Pokémon Go Is All the Rage, But Where's the Science?

Image: Ivana Li, Shelomi et al/AIR
Image: Ivana Li, Shelomi et al/AIR

The Pokémon Go craze is still going strong, as players scamper about the great outdoors trying desperately to catch ‘em all. And amid all the accompanying media frenzy, there’s one burning question on everyone’s mind: where’s the science?


Yes, there is a science of Pokémon—specifically, a 2012 satirical study that appeared in the humorous journal, Annals of Improbable Research entitled, “A Phylogeny and Evolutionary History of the Pokémon.” The authors—then a group of budding young entomologists at the University of Caifornia Davis—traced the evolutionary history of the 646 fictional species of “pocket monsters,” even creating an impressive 16-generation phylogenetic or evolutionary tree.

Why do this at all? Well, the paper itself cites the need to document all the species because they are “threatened by the Pokémon fighting rings that are growing rapidly in popularity, particularly among urban youth.” But really, it was just a fun side project.

“I had a lull in my dissertation research and decided to spend the weekends and downtime making this phylogeny,” lead author Matan Shelomi said at the time. “It took at least a month to actually collect all the data, which I did manually by scrolling through Pokémon websites.”

Considering the creatures are entirely made up, the tree turned out surprisingly well, although a fierce debate over possible errors raged on Reddit when the tree was first published. It was also a fitting tribute to Pokémon’s creator: Japanese video game developer Satoshi Tajiri, who collected insects in his childhood and once considered becoming an entomologist.

You can see the full-scale, high resolution image of the evolutionary tree here.

Illustration for article titled Pokémon Go Is All the Rage, But Where's the Science?

[Annals of Improbable Research]


I was interested in seeing how this tree was assembled because I assumed there wasn’t any molecular data for fictional creatures. So thank you for supplying the paper.

our cladistic analysis used the following shared characters: Type (e.g. Fire, Water, Bug, Ghost, Fighting, Steel, etc.), Egg group (16 categories limiting which hybridizations are possible), Body Style (14 categories describing general morphology), and moves and abilities.

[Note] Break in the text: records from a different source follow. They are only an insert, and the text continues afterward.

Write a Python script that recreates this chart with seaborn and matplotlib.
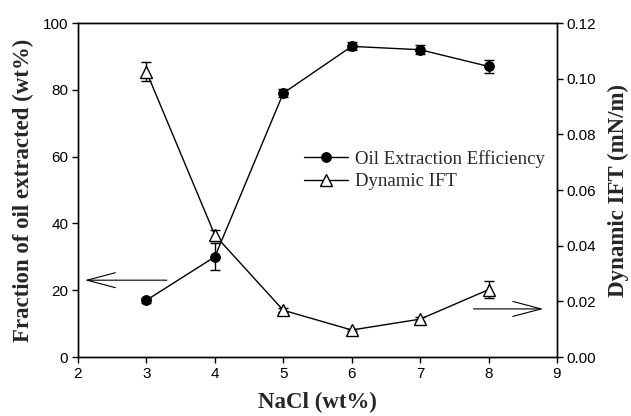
import numpy as np
import pandas as pd
import matplotlib
matplotlib.use("Agg")
import matplotlib.pyplot as plt
import seaborn as sns

nacl = [3, 4, 5, 6, 7, 8]
oil_extracted = [17.0, 30.0, 79.0, 93.0, 92.0, 87.0]
oil_err = [0.8, 4.0, 1.2, 1.2, 1.3, 2.0]
ift = [0.1025, 0.0438, 0.0168, 0.0097, 0.0136, 0.0242]
ift_err = [0.0035, 0.0020, 0.0008, 0.0005, 0.0007, 0.0030]

sns.set_theme(style="ticks")
plt.rcParams["font.family"] = ["Liberation Sans", "DejaVu Sans"]

df = pd.DataFrame({"NaCl": nacl, "oil": oil_extracted, "oil_err": oil_err,
                   "ift": ift, "ift_err": ift_err})

fig = plt.figure(figsize=(6.31, 4.16), dpi=100)
ax = fig.add_axes([0.1236, 0.1418, 0.7591, 0.8029])
ax2 = ax.twinx()

# oil extraction efficiency (left axis)
ax.errorbar(df["NaCl"], df["oil"], yerr=df["oil_err"], fmt="none",
            ecolor="black", elinewidth=1, capsize=3.6, capthick=1, zorder=2)
sns.lineplot(data=df, x="NaCl", y="oil", ax=ax, color="black", lw=1,
             marker="o", markersize=7, markerfacecolor="black",
             markeredgecolor="black", label="Oil Extraction Efficiency",
             legend=False, zorder=3)

# dynamic IFT (right axis)
ax2.errorbar(df["NaCl"], df["ift"], yerr=df["ift_err"], fmt="none",
             ecolor="black", elinewidth=1, capsize=3.6, capthick=1, zorder=2)
sns.lineplot(data=df, x="NaCl", y="ift", ax=ax2, color="black", lw=1,
             marker="^", markersize=8, markerfacecolor="white",
             markeredgecolor="black", markeredgewidth=1,
             label="Dynamic IFT", legend=False, zorder=3)

ax.set_xlim(2, 9)
ax.set_ylim(0, 100)
ax2.set_ylim(0, 0.12)
ax.set_xticks(range(2, 10))
ax.set_yticks(range(0, 101, 20))
ax2.set_yticks(np.arange(0, 0.121, 0.02))
ax2.set_yticklabels([f"{v:.2f}" for v in np.arange(0, 0.121, 0.02)])

for a in (ax, ax2):
    for s in a.spines.values():
        s.set_linewidth(1)
        s.set_color("black")
    a.tick_params(direction="out", length=4, width=1, colors="black",
                  labelsize=11, pad=3)
ax.tick_params(top=False)

serif = ["Liberation Serif", "DejaVu Serif"]
ax.set_xlabel("NaCl (wt%)", fontsize=16.5, fontweight="bold", family=serif,
              labelpad=8)
ax.set_ylabel("Fraction of oil extracted (wt%)", fontsize=16.5,
              fontweight="bold", family=serif, labelpad=6)
ax2.set_ylabel("Dynamic IFT (mN/m)", fontsize=16.5, fontweight="bold",
               family=serif, labelpad=8)

# arrows pointing to each series' axis
arrow = dict(arrowstyle="->,head_length=1.7,head_width=0.45",
             color="black", lw=0.8, shrinkA=0, shrinkB=0)
ax.annotate("", xy=(2.1, 23), xytext=(3.3, 23), arrowprops=arrow)
ax.annotate("", xy=(8.8, 14.4), xytext=(7.78, 14.4), arrowprops=arrow)

h1, l1 = ax.get_legend_handles_labels()
h2, l2 = ax2.get_legend_handles_labels()
ax2.legend(h1 + h2, l1 + l2, loc="upper left", bbox_to_anchor=(0.457, 0.643),
           frameon=False, prop={"family": serif, "size": 13.5},
           handlelength=2.3, handletextpad=0.4, labelspacing=0.3,
           borderaxespad=0)

fig.savefig("out.png", dpi=100)
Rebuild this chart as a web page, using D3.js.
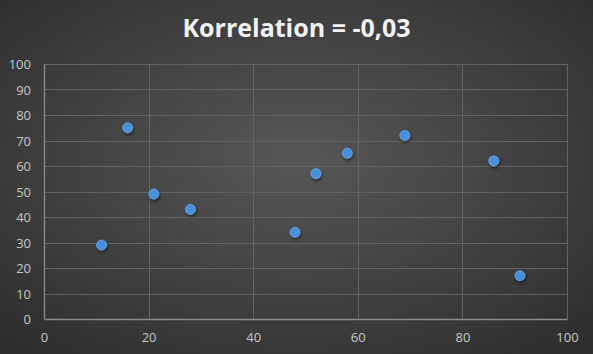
<!DOCTYPE html>
<html>
<head>
<meta charset="utf-8">
<script src="https://cdn.jsdelivr.net/npm/d3@7"></script>
<style>
  body { margin: 0; background: #3a3a3a; }
  #graph svg { display: block; }
</style>
</head>
<body>
<div id="graph"></div>
<script>
// data
const xValues = [11, 16, 21, 28, 48, 52, 58, 69, 86, 91];
const yValues = [29, 75, 49, 43, 34, 57, 65, 72, 62, 17];
const xTicks = [0, 20, 40, 60, 80, 100];
const yTicks = [0, 10, 20, 30, 40, 50, 60, 70, 80, 90, 100];
const title = "Korrelation = -0,03";

const W = 593, H = 354;
const margin = { top: 64, right: 26, bottom: 35, left: 44 },
  width = W - margin.left - margin.right,
  height = H - margin.top - margin.bottom;

const svg = d3.select("#graph")
  .append("svg")
  .attr("width", W)
  .attr("height", H);

const defs = svg.append("defs");
const bg = defs.append("radialGradient")
  .attr("id", "bg")
  .attr("cx", "50%").attr("cy", "45%").attr("r", "70%");
bg.append("stop").attr("offset", "0%").attr("stop-color", "#575757");
bg.append("stop").attr("offset", "100%").attr("stop-color", "#2e2e2e");

const shadow = defs.append("filter").attr("id", "shadow")
  .attr("x", "-50%").attr("y", "-50%").attr("width", "200%").attr("height", "200%");
shadow.append("feDropShadow")
  .attr("dx", 1).attr("dy", 2).attr("stdDeviation", 1.5)
  .attr("flood-color", "#000").attr("flood-opacity", 0.5);

svg.append("rect").attr("width", W).attr("height", H).attr("fill", "url(#bg)");

svg.append("text")
  .attr("x", 296.5)
  .attr("y", 37)
  .attr("text-anchor", "middle")
  .attr("font-family", "'Open Sans', sans-serif")
  .attr("font-weight", "bold")
  .attr("font-size", 25)
  .attr("fill", "#f2f2f2")
  .text(title);

const g = svg.append("g")
  .attr("transform", "translate(" + margin.left + "," + margin.top + ")");

const x = d3.scaleLinear().domain([0, 100]).range([0, width]);
const y = d3.scaleLinear().domain([0, 100]).range([height, 0]);

//gridlines
g.append("g")
  .selectAll("line.h")
  .data(yTicks.slice(1))
  .join("line")
  .attr("x1", 0).attr("x2", width)
  .attr("y1", d => Math.round(y(d)) + 0.5).attr("y2", d => Math.round(y(d)) + 0.5)
  .attr("stroke", "#636363").attr("stroke-width", 1);

g.append("g")
  .selectAll("line.v")
  .data(xTicks.slice(1))
  .join("line")
  .attr("y1", 0).attr("y2", height)
  .attr("x1", d => Math.round(x(d)) + 0.5).attr("x2", d => Math.round(x(d)) + 0.5)
  .attr("stroke", "#636363").attr("stroke-width", 1);

//axes
const xAxis = g.append("g")
  .attr("transform", "translate(0," + height + ")")
  .call(d3.axisBottom(x).tickValues(xTicks).tickSize(0).tickPadding(14));
const yAxis = g.append("g")
  .call(d3.axisLeft(y).tickValues(yTicks).tickSize(0).tickPadding(13));

[xAxis, yAxis].forEach(a => {
  a.select(".domain").attr("stroke", "#8c8c8c").attr("stroke-width", 1.3);
  a.selectAll("text")
    .attr("fill", "#c8c8c8")
    .attr("font-family", "'Open Sans', sans-serif")
    .attr("font-size", 13);
});
yAxis.selectAll("text").attr("dy", "0.36em");

//points
g.append("g")
  .selectAll("circle")
  .data(xValues.map((v, i) => ({ x: v, y: yValues[i] })))
  .join("circle")
  .attr("cx", d => x(d.x))
  .attr("cy", d => y(d.y))
  .attr("r", 5)
  .attr("fill", "#4a90dc")
  .attr("stroke", "#6aa8e8")
  .attr("stroke-width", 0.8)
  .attr("filter", "url(#shadow)");
</script>
</body>
</html>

Over 700 moves and abilities are known, and whether a given taxon was capable of learning a move via natural development was the main synapomorphy (shared, derived characteristic) used in our phylogeny.

So all of these were being treated as being analogous to morphological characters.

The software MrBayes was used to run a Bayesian MCMC (Markov chain Monte Carlo) analysis of phylogeny.

I’m not entirely sure why a Bayesian approach was used here; it’s not a bad idea but since there’s no molecular data included a Bayesian analysis wouldn’t necessarily be better than a parsimony analysis.

The Grass-type Pokémon, which spurred furious debate over whether they should be considered Plants or Animals, are shown to be a monophyletic group that evolved from a clade of Normal-type quadrupeds; the half-plant, half-reptile Venusaur appears as the transitional species between these two stages.

That is a really awkward way of saying that Grass-type Pokémon form a clade that evolved from Normal-types and that Venusaur is the earliest-diverging member of the clade.